What’s bananas is Coon’s ferocious performance as Mrs. Russell, loosely based on historical millionaire-wife and Anderson Cooper relative Alva Vanderbilt. In a cast absolutely stacked with theater luminaries —including Murphy, Christine Baranski and Audra McDonald—Coon still stands out, enough to land a spot on Vanity Fair’s list of the best performances of 2023. She credits the love of her character partially to Bertha’s relationship with her husband, Mr.
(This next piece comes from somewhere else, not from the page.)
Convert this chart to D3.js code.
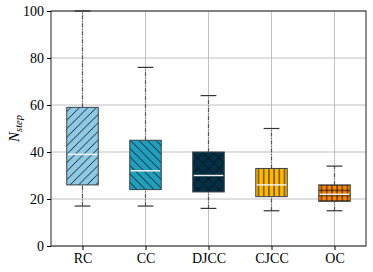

Russell, played by Morgan Spector, which she cheekily calls “#couplegoals.”

“I think people have found themselves rooting for robber barons in spite of themselves on the show, partly because Julian [Fellowes] has written such a solid, cohesive, sexy marriage,” says Coon. “Even as they are ruthless in the world of business and in their social climbing, they are ultimately looking out for their children. Bertha can’t be a senator. She can’t be a CEO. She’s not the president of anything. This is her purview.”

Below, Coon goes deep on filming season two’s grand finale, Gilded Age: The Musical, and potentially saying goodbye to the series for good.
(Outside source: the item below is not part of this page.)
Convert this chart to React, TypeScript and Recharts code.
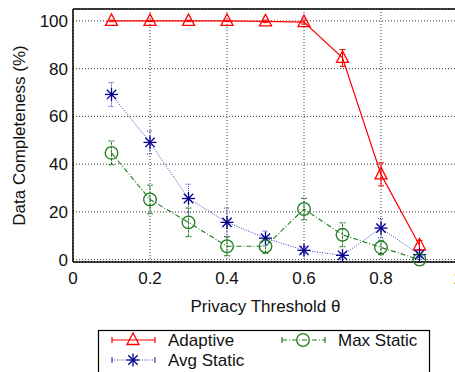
import React from "react";
import {
  LineChart, Line, XAxis, YAxis, CartesianGrid, ErrorBar, ReferenceLine,
} from "recharts";

const thresholds = [0.1, 0.2, 0.3, 0.4, 0.5, 0.6, 0.7, 0.8, 0.9];
const adaptive = [100, 100, 100, 100, 99.8, 99.5, 84.5, 35.7, 6];
const adaptiveErr = [0.3, 0.3, 0.3, 0.3, 0.5, 0.8, 3.5, 4.8, 2];
const avgStatic = [69.2, 49.1, 25.6, 15.6, 9, 3.9, 1.8, 13.2, 2.1];
const avgStaticErr = [5, 4.8, 6, 6, 3, 1.5, 1, 4, 2];
const maxStatic = [44.7, 25.2, 15.6, 5.6, 5.6, 21.2, 10.4, 5.1, 0];
const maxStaticErr = [5, 6, 6, 4, 3, 4.5, 5, 3, 1];
const xTicks = [0, 0.2, 0.4, 0.6, 0.8, 1];
const yTicks = [0, 20, 40, 60, 80, 100];

const data = thresholds.map((t, i) => ({
  t,
  adaptive: adaptive[i],
  adaptiveErr: adaptiveErr[i],
  avg: avgStatic[i],
  avgErr: avgStaticErr[i],
  max: maxStatic[i],
  maxErr: maxStaticErr[i],
}));

const RED = "#ff0000";
const NAVY = "#00008b";
const BLUE = "#3a3ac8";
const GREEN = "#1e7b1e";
const FONT = "'Liberation Sans', Arial, Helvetica, sans-serif";

const triangle = (cx: number, cy: number, key?: string) => (
  <polygon
    key={key}
    points={`${cx},${cy - 7} ${cx - 6},${cy + 4.5} ${cx + 6},${cy + 4.5}`}
    fill="none"
    stroke={RED}
    strokeWidth={1.3}
  />
);

const star = (cx: number, cy: number, key?: string) => {
  const r = 6.5;
  const d = r * 0.72;
  return (
    <g key={key} stroke={NAVY} strokeWidth={1.3}>
      <line x1={cx} y1={cy - r} x2={cx} y2={cy + r} />
      <line x1={cx - r} y1={cy} x2={cx + r} y2={cy} />
      <line x1={cx - d} y1={cy - d} x2={cx + d} y2={cy + d} />
      <line x1={cx - d} y1={cy + d} x2={cx + d} y2={cy - d} />
    </g>
  );
};

const circle = (cx: number, cy: number, key?: string) => (
  <circle key={key} cx={cx} cy={cy} r={6.3} fill="none" stroke={GREEN} strokeWidth={1.3} />
);

const YLabel = (props: any) => {
  const vb = props.viewBox || {};
  const cx = 19;
  const cy = vb.y + vb.height / 2;
  return (
    <text
      x={cx}
      y={cy}
      transform={`rotate(-90, ${cx}, ${cy})`}
      textAnchor="middle"
      dominantBaseline="central"
      fontFamily={FONT}
      fontSize={17}
      fill="#111"
    >
      Data Completeness (%)
    </text>
  );
};

const LegendRow = ({ x, y, color, dash, marker, label }: any) => (
  <g>
    <line x1={x} y1={y} x2={x + 43} y2={y} stroke={color} strokeWidth={1.2} strokeDasharray={dash} />
    <line x1={x} y1={y - 3} x2={x} y2={y + 3} stroke={color} strokeWidth={1.2} />
    <line x1={x + 43} y1={y - 3} x2={x + 43} y2={y + 3} stroke={color} strokeWidth={1.2} />
    {marker(x + 21, y)}
    <text x={x + 56} y={y} dominantBaseline="central" fontFamily={FONT} fontSize={17} fill="#111">
      {label}
    </text>
  </g>
);

export default function App() {
  return (
    <div
      style={{
        position: "absolute", left: 0, top: 0, width: 455, height: 372,
        overflow: "hidden", background: "#fff",
      }}
    >
      <LineChart
        width={470}
        height={372}
        data={data}
        margin={{ top: 9, right: 12, left: 13, bottom: 60 }}
      >
        <CartesianGrid stroke="#222" strokeDasharray="1 2" strokeWidth={0.9} />
        <XAxis
          dataKey="t"
          type="number"
          domain={[0, 1]}
          ticks={xTicks}
          tickFormatter={(v: number) => (v === 0 || v === 1 ? String(v) : v.toFixed(1))}
          height={50}
          tickLine={false}
          tickMargin={4}
          axisLine={{ stroke: "#000", strokeWidth: 1.5 }}
          tick={{ fontFamily: FONT, fontSize: 17, fill: "#111" }}
          label={{
            value: "Privacy Threshold θ",
            position: "insideBottom",
            offset: 0,
            fontFamily: FONT,
            fontSize: 17,
            fill: "#111",
          }}
        />
        <YAxis
          type="number"
          domain={[0, 105]}
          ticks={yTicks}
          width={60}
          tickLine={false}
          tickSize={3}
          axisLine={{ stroke: "#000", strokeWidth: 1.5 }}
          tick={{ fontFamily: FONT, fontSize: 17, fill: "#111" }}
          label={<YLabel />}
        />
        <ReferenceLine y={105} stroke="#000" strokeWidth={1.5} />
        <ReferenceLine x={1} stroke="#000" strokeWidth={1.5} />
        <Line
          dataKey="adaptive"
          stroke={RED}
          strokeWidth={1.2}
          isAnimationActive={false}
          dot={(p: any) => triangle(p.cx, p.cy, `a${p.index}`)}
        >
          <ErrorBar dataKey="adaptiveErr" width={3} stroke={RED} strokeWidth={1} />
        </Line>
        <Line
          dataKey="avg"
          stroke={BLUE}
          strokeWidth={1}
          strokeDasharray="1 1.5"
          isAnimationActive={false}
          dot={(p: any) => star(p.cx, p.cy, `s${p.index}`)}
        >
          <ErrorBar dataKey="avgErr" width={3} stroke={BLUE} strokeWidth={1} strokeDasharray="1 1" />
        </Line>
        <Line
          dataKey="max"
          stroke={GREEN}
          strokeWidth={1.1}
          strokeDasharray="5 2 1 2"
          isAnimationActive={false}
          dot={(p: any) => circle(p.cx, p.cy, `c${p.index}`)}
        >
          <ErrorBar dataKey="maxErr" width={3} stroke={GREEN} strokeWidth={1} strokeDasharray="3 1" />
        </Line>
      </LineChart>
      <svg
        width={455}
        height={372}
        style={{ position: "absolute", left: 0, top: 0, pointerEvents: "none" }}
      >
        <rect x={98.5} y={330.5} width={331} height={60} fill="#fff" stroke="#000" strokeWidth={1.2} />
        <LegendRow x={112} y={340} color={RED} marker={triangle} label="Adaptive" />
        <LegendRow x={112} y={360} color={BLUE} dash="1 1.5" marker={star} label="Avg Static" />
        <LegendRow x={282} y={340} color={GREEN} dash="5 2 1 2" marker={circle} label="Max Static" />
      </svg>
    </div>
  );
}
The season finale seemed to strongly imply that Bertha offered up her daughter, Gladys (Taissa Farmiga), as a sacrificial lamb to get the Duke in his seat. Did she promise Gladys’s hand in marriage just to get him to come to the Met?

It’s not explicit, but we know how George feels about it. And we’ve seen many, many times that Bertha has done something in spite of George’s counsel. I think we can absolutely assume Bertha would, in a heartbeat, trade Gladys for that status.

Now, Bertha doesn’t see herself as any kind of villain. Bertha is gifting the city of New York a brand new opera house with the best singers in the world, and an entertaining evening with a Duke. And they were all anglophiles. Everyone was obsessed with British status. It’s the reason Mrs. Astor had the families of the 400—all the rules were social constructs designed to catch people out so they wouldn’t get entree into this society. You had to really learn those rules before you could play the game.

Bertha is a quick study, and she’s also willing to call bullshit when she sees it. She believes that people should be able to earn their way in. She believes she’s earned her way in, and she believes that she’s living in a meritocracy. For her, that’s true. For people of color and the immigrants being crushed under the capitalist machine, that was not true—but she really in her heart believes that. I think that’s why the rise of Turner (Kelley Curran) is so interesting, because, given the same circumstances, I think Bertha is not sure she could have accomplished what Turner has accomplished. I think that’s very intimidating for her.

It was exciting to see the Russells fight about Mrs. Turner’s indiscretions earlier in the season. During their fight, we saw a rare crack in Mrs. Russell’s emotional armor.